## Instructions to follow:
Everything from the first line to the line containing "import plotly.graph_objects as go" is to be repeated exactly; nothing past it.

## Provided data:
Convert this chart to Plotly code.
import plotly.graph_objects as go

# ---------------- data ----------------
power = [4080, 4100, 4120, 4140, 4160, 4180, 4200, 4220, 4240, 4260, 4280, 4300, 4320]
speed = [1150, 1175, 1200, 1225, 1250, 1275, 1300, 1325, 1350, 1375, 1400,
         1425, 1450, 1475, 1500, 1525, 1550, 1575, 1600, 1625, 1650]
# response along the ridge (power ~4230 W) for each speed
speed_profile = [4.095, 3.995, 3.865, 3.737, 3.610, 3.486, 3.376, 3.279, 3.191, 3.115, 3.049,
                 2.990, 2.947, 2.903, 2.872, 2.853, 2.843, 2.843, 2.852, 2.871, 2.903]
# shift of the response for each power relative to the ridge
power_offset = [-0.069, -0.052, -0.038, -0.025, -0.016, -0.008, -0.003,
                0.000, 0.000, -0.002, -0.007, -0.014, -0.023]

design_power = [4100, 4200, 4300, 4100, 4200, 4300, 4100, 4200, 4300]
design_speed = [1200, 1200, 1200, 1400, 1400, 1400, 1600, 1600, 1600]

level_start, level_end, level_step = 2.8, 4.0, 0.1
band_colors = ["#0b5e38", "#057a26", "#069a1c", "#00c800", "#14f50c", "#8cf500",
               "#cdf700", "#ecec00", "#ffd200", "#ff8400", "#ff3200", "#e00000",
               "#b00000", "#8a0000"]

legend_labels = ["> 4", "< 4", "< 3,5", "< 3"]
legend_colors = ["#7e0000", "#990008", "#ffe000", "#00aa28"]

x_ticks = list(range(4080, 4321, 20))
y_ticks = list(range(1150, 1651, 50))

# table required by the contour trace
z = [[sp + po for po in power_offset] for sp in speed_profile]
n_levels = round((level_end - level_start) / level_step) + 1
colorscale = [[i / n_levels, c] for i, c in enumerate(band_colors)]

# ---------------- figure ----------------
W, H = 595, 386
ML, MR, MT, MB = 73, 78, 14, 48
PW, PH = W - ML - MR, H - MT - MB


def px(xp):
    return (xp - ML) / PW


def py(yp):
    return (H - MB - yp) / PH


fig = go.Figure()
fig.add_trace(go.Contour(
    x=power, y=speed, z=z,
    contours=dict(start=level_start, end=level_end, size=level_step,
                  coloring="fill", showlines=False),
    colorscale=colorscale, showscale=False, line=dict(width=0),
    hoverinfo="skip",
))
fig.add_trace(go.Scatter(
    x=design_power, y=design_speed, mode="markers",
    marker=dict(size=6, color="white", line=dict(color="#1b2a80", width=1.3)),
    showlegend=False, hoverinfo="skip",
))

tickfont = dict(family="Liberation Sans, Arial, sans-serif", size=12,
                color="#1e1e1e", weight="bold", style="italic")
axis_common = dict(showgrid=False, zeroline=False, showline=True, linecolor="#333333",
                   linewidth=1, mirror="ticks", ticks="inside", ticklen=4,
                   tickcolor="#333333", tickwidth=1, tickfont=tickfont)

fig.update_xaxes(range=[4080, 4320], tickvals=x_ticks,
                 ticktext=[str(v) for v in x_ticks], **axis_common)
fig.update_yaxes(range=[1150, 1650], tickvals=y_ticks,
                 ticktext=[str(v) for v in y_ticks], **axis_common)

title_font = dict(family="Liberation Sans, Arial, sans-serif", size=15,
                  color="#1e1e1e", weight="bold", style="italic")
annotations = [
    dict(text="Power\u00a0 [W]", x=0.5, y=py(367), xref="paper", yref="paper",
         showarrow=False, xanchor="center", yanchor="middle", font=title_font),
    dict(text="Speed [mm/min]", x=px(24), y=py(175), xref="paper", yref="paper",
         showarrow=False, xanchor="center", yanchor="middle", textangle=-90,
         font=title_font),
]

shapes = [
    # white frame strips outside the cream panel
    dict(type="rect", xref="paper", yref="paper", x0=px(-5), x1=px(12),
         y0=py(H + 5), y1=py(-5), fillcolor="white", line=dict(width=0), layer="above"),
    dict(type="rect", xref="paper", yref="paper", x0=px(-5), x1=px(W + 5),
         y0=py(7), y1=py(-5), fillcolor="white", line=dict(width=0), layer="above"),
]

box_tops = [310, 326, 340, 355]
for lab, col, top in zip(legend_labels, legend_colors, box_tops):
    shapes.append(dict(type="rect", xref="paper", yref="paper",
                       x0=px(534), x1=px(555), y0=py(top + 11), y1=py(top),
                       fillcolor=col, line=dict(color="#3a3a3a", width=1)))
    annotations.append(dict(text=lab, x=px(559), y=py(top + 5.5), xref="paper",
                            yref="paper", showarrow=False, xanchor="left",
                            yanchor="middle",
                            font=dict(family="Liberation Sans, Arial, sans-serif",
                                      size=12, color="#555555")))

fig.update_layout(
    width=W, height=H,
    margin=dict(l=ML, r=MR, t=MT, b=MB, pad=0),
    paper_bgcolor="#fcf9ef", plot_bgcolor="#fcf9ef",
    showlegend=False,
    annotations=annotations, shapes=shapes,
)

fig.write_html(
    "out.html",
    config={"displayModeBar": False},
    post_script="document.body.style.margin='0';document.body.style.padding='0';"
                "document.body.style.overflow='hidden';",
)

## Response to this task:
Convert this chart to Plotly code.
import plotly.graph_objects as go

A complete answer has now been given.